Common Opal. In contrast, common opal does not display an iridescence but often exhibits a hazy sheen of light from within the stone—the phenomenon that gemologists define strictly as opalescence. This milky sheen displayed by opal is a form of adularescence.
Fire Opal is a relatively transparent gemstone with a vivid yellow-orange-red color and rarely displays iridescence.
In a physical sense, some cases of opalescence could be related to a type of dichroism seen in highly dispersed systems with little opacity. Due to Rayleigh scattering, a transparent material appears yellowish-red in transmitted white light and blue in the scattered light perpendicular to the transmitted light. The phenomenon illustrated in the bottom photo is an example of the Tyndall effect.

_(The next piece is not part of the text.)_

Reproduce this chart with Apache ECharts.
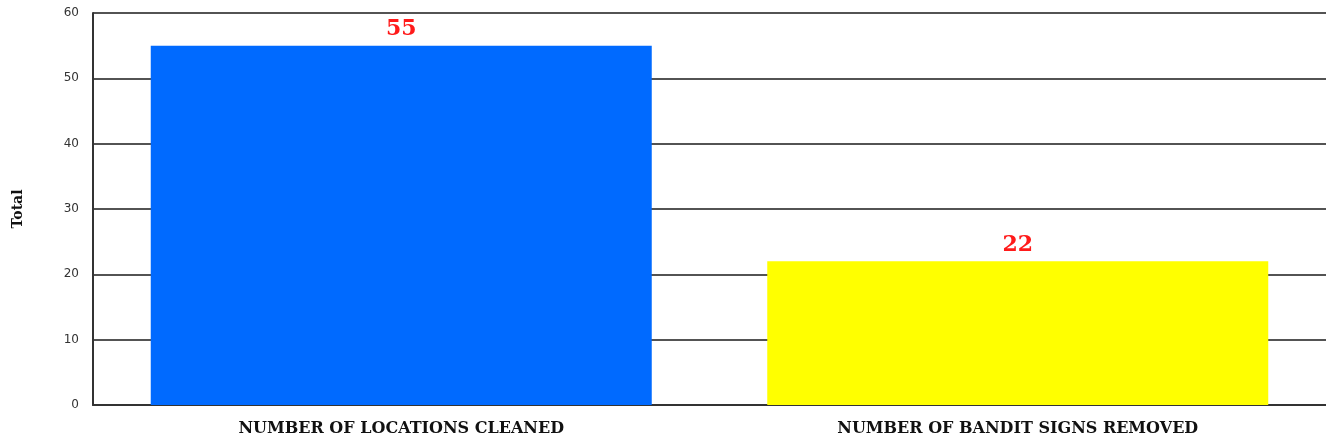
<!DOCTYPE html>
<html>
<head>
<meta charset="utf-8">
<script src="https://cdn.jsdelivr.net/npm/echarts@6/dist/echarts.min.js"></script>
<style>
  html, body { margin: 0; padding: 0; background: #fff; }
  #chart { width: 1326px; height: 442px; }
</style>
</head>
<body>
<div id="chart"></div>
<script>
const categories = ['NUMBER OF LOCATIONS CLEANED', 'NUMBER OF BANDIT SIGNS REMOVED'];
const totals = [55, 22];
const barColors = ['#006aff', '#ffff00'];

const myChart = echarts.init(document.getElementById('chart'));

const option = {
  animation: false,
  grid: { left: 93, right: 0, top: 13, bottom: 37 },
  xAxis: {
    type: 'category',
    data: categories,
    axisLine: { show: true, lineStyle: { color: '#333', width: 2 } },
    axisTick: { show: false },
    axisLabel: {
      color: '#111',
      fontFamily: 'DejaVu Serif',
      fontWeight: 'bold',
      fontSize: 16,
      margin: 16
    }
  },
  yAxis: {
    type: 'value',
    min: 0,
    max: 60,
    interval: 10,
    name: 'Total',
    nameLocation: 'middle',
    nameGap: 68,
    nameTextStyle: {
      color: '#111',
      fontFamily: 'DejaVu Serif',
      fontWeight: 'bold',
      fontSize: 14
    },
    axisLine: { show: true, lineStyle: { color: '#333', width: 2 } },
    axisTick: { show: false },
    axisLabel: {
      color: '#333',
      fontFamily: 'DejaVu Sans',
      fontSize: 12,
      margin: 14
    },
    splitLine: { show: true, lineStyle: { color: '#1a1a1a', width: 1.5 } }
  },
  series: [
    {
      type: 'bar',
      data: totals.map((v, i) => ({ value: v, itemStyle: { color: barColors[i] } })),
      barWidth: 501,
      label: {
        show: true,
        position: 'top',
        distance: 5,
        color: '#ff1a1a',
        fontFamily: 'DejaVu Serif',
        fontWeight: 'bold',
        fontSize: 22
      }
    }
  ]
};

myChart.setOption(option);
window.addEventListener('resize', () => myChart.resize());
</script>
</body>
</html>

Summing up opal as being “[m]ade of water and quartz, but filled with fire”, Arlene Goldberg-Gist describes the various myths associated with the gem in a 2003 article entitled “What’s that Stuff? Opal” published in Chemical & Engineering News as follows:
Greeks believed [that] opal bestowed its owner with the powers of foresight and prophesy. Romans perceived opal as a token of hope and purity. Arabs believed [that] it fell from heaven. Medieval peoples, however, associated opal with the Evil Eye and even the Black Plague or thought [that] it made a person invisible when the gem was wrapped in a bay leaf. Queen Victoria boosted opal’s popularity by making it a court favorite. More recently, as October’s birthstone, opal is thought to bring luck–but only to those born in October.”
Historical superstitions have also been elaborated by Wikipedia:
In the Middle Ages, opal was considered a stone that could provide great luck because it was believed to possess all the virtues of each gemstone whose color was represented in the color spectrum of the opal. It was also said to grant invisibility if wrapped in a fresh bay leaf and held in the hand. As a result, the opal was seen as the patron gemstone for thieves during the medieval period. Following the publication of Sir Walter Scott‘s Anne of Geierstein in 1829, opal acquired a less auspicious reputation. In Scott’s novel, the Baroness of Arnheim wears an opal talisman with supernatural powers. When a drop of holy water falls on the talisman, the opal turns into a colorless stone and the Baroness dies soon thereafter. Due to the popularity of Scott’s novel, people began to associate opals with bad luck and death. Within a year of the publishing of Scott’s novel in April 1829, the sale of opals in Europe dropped by 50%, and remained low for the next 20 years or so.
Even as recently as the beginning of the 20th century, it was believed that when a Russian saw an opal among other goods offered for sale, he or she should not buy anything more, as the opal was believed to embody the evil eye.